From:  Andrew Morton <>
To:  David Miller <>
Subject:  Re: Announce: Linux-next (Or Andrew's dream :-))
Date:  Tue, 12 Feb 2008 17:46:45 -0800
Message-ID:  <>
Archive-link:  Article

On Tue, 12 Feb 2008 17:16:03 -0800 (PST) David Miller <> wrote:

> From: Andrew Morton <>
> Date: Tue, 12 Feb 2008 16:37:42 -0800
> > Well there's a case in point.  rcupdate.h is not a part of networking, and
> > it is random tree-wandering like this which causes me problems and which
> > will cause Stephen problems.
> > 
> > Now, I don't know which tree "owns" rcupdate.h but it ain't networking. 
> > Probably git-sched.
> > 
> > Nothing in networking depends upon that change (which has a typo in the
> > comment, btw) hence it can and should have gone through
> > whichever-tree-owns-that-file.
> > 
> > For Stephen's sake: please.
> At least thie time I did make sure that change got posted to
> linux-kernel and got properly reviewed by the de-facto maintainer
> (Paul McKenney). :-)

Ah, thanks for that - I'm behind in my lkml reading.  Again.

> I'll toss it.

While I was there I spotted a howling bug in rcu_assign_pointer(): a
double-touch of the second arg.  Nobody has done

	rcu_assign_pointer(p, something_with_side_effects);

before?  That would be surpising...

Paul has been informed ;)

> But how do I do that using GIT without rebasing and without
> having this ugly changeset and revert in there?

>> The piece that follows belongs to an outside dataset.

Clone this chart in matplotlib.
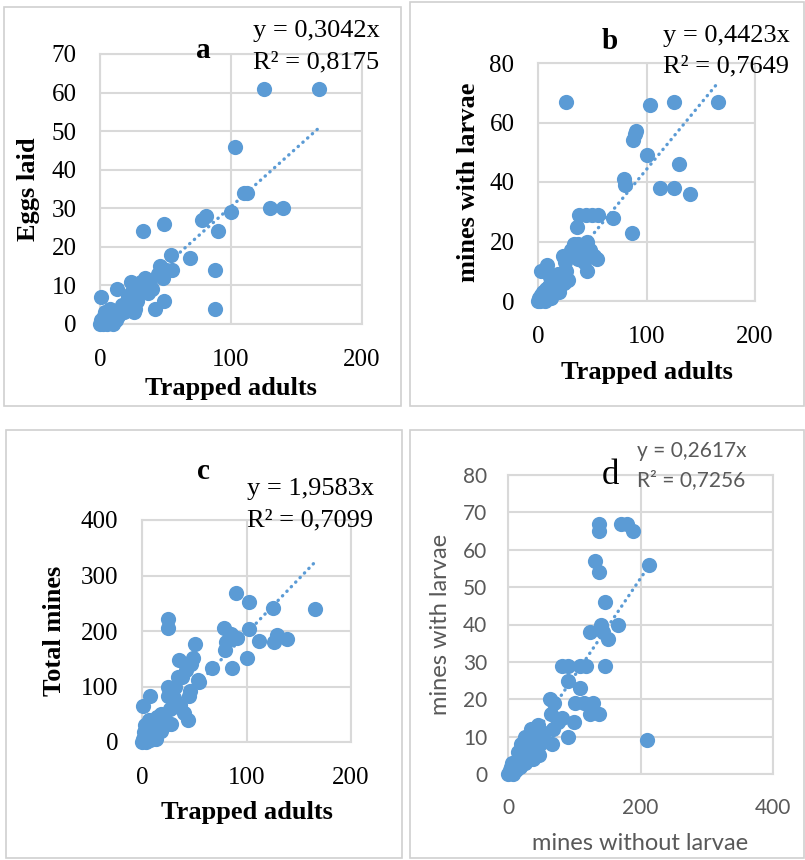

Who, me?  umm, get git changed?  It seems pretty clear that it isn't
matching legitimate kernel development workflow.  And it is a tool's job to
do that, rather than forcing humans to change there practices.

> That's the thing I want answered, and although Al claims it does,
> git cherry-pick does not seem to do what I want either.